Question

If the median $AD$ of a triangle $ABC$ divides the $\angle BAC$ in the ratio $1:2,$ then $\frac{\sin B}{\sin C}$ is equal to:

• A. $2\cos \left(\frac{A}{3}\right)$
• B. $\frac{1}{2}\sec \left(\frac{A}{3}\right)$
• C. $\frac{1}{2}\sin \left(\frac{A}{3}\right)$
• D. $2\text{cosec}\left(\frac{A}{3}\right)$

Answer 1

The correct option is B $\frac{1}{2}\sec \left(\frac{A}{3}\right)$

$\frac{\sin \left(\frac{A}{3}\right)}{\frac{a}{2}}=\frac{\sin B}{AD}$ and $\frac{\sin \frac{2A}{3}}{\frac{a}{2}}=\frac{\sin C}{AD}$ ...... [Sine rule in $△ABD$ and $△ACD$]

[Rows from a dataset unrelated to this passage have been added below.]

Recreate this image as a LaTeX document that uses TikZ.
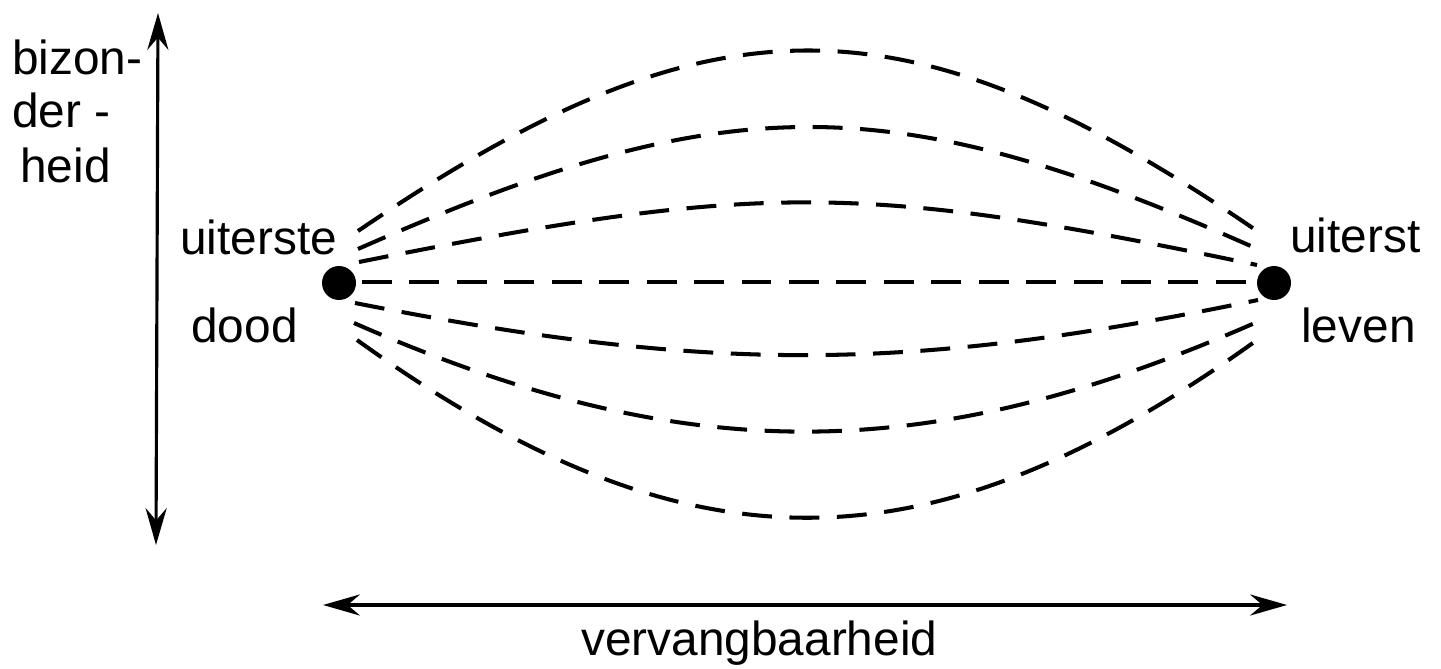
\documentclass[tikz,border=0pt]{standalone}
\usepackage{fontspec}
\setmainfont{Liberation Sans}
\usetikzlibrary{arrows.meta}
\begin{document}
\begin{tikzpicture}[x=0.02cm,y=-0.02cm,
  lbl/.style={inner sep=0pt,anchor=base west,font=\fontsize{27.2pt}{32pt}\selectfont},
  dot/.style={circle,fill=black,inner sep=0pt,minimum size=34*0.02cm},
  dsh/.style={line width=2.3pt,dash pattern=on 17pt off 10pt},
  tip/.style={Stealth[length=21pt,width=12pt,inset=7pt]},
  axis/.style={line width=1.8pt,{Stealth[length=21pt,width=12pt,inset=7pt]}-{Stealth[length=21pt,width=12pt,inset=7pt]}}]
\useasboundingbox (0,0) rectangle (1441,669);
% labels
\node[lbl] (b1) at (12,75) {bizon-};
\node[lbl] (b2) at (12,128) {der -};
\node[lbl] (b3) at (20,182) {heid};
\node[lbl] (ut1) at (180,255) {uiterste};
\node[lbl] (dd) at (191,342) {dood};
\node[lbl] (ut2) at (1290,253) {uiterst};
\node[lbl] (lv) at (1301,342) {leven};
\node[lbl] (vv) at (581,655) {vervangbaarheid};
% axes
\coordinate (vt) at (158,13);
\coordinate (vb) at (156,545);
\coordinate (hl) at (323,605);
\coordinate (hr) at (1287,605);
\draw[axis] (vb) -- (vt);
\draw[axis] (hl) -- (hr);
% curve end points
\coordinate (L1) at (358,231); \coordinate (R1) at (1260,233);
\coordinate (L2) at (358,249); \coordinate (R2) at (1262,251);
\coordinate (L3) at (359,262); \coordinate (R3) at (1257,265);
\coordinate (L4) at (362,282); \coordinate (R4) at (1248,282);
\coordinate (L5) at (355,303); \coordinate (R5) at (1258,300);
\coordinate (L6) at (354,323); \coordinate (R6) at (1257,322);
\coordinate (L7) at (357,340); \coordinate (R7) at (1257,340);
\draw[dsh] (L1) .. controls (712,-10) and (906,-10) .. (R1);
\draw[dsh] (L2) .. controls (728,86) and (892,86) .. (R2);
\draw[dsh] (L3) .. controls (760,182) and (860,182) .. (R3);
\draw[dsh] (L4) -- (R4);
\draw[dsh] (L5) .. controls (710,373) and (905,373) .. (R5);
\draw[dsh] (L6) .. controls (685,468) and (925,468) .. (R6);
\draw[dsh] (L7) .. controls (687,577) and (927,577) .. (R7);
% dots
\node[dot] (dl) at (339,283) {};
\node[dot] (dr) at (1274,283) {};
\end{tikzpicture}
\end{document}
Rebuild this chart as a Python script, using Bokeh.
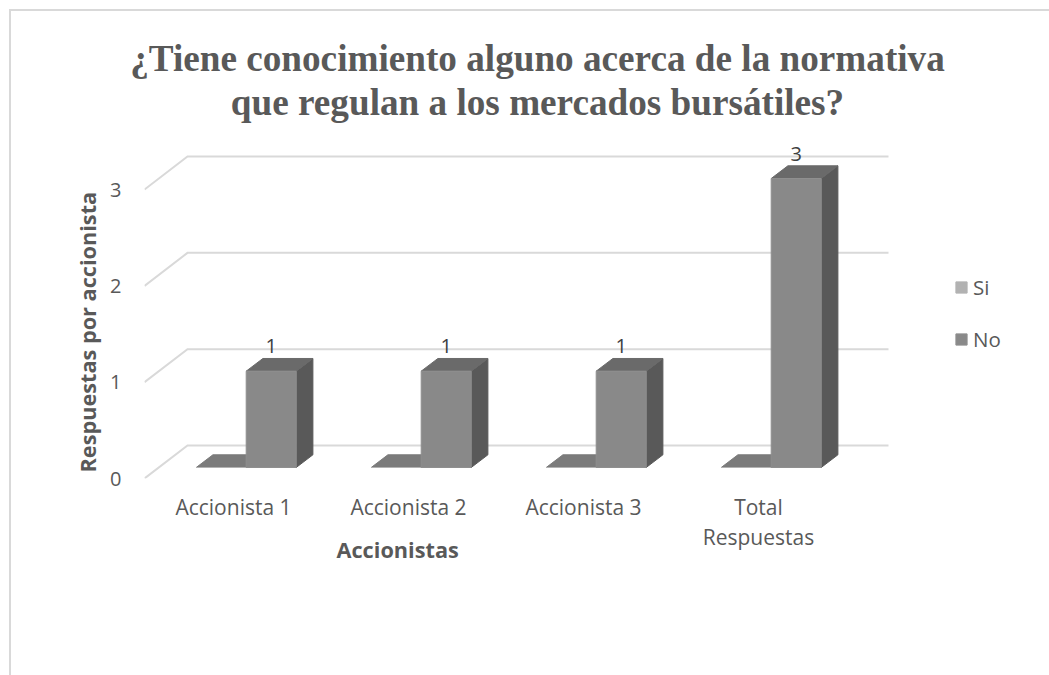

$\frac{\sin \frac{A}{3}}{\sin \frac{2A}{3}}=\frac{\sin B}{\sin C}$

$\frac{\sin B}{\sin C}=\frac{\sin \frac{A}{3}}{2\sin \frac{A}{3}\cos \frac{A}{3}}$

$\frac{\sin B}{\sin C}=\frac{1}{2}\sec \left(\frac{A}{3}\right)$

Hence, $\frac{1}{2}\sec \left(\frac{A}{3}\right)$ is the correct answer.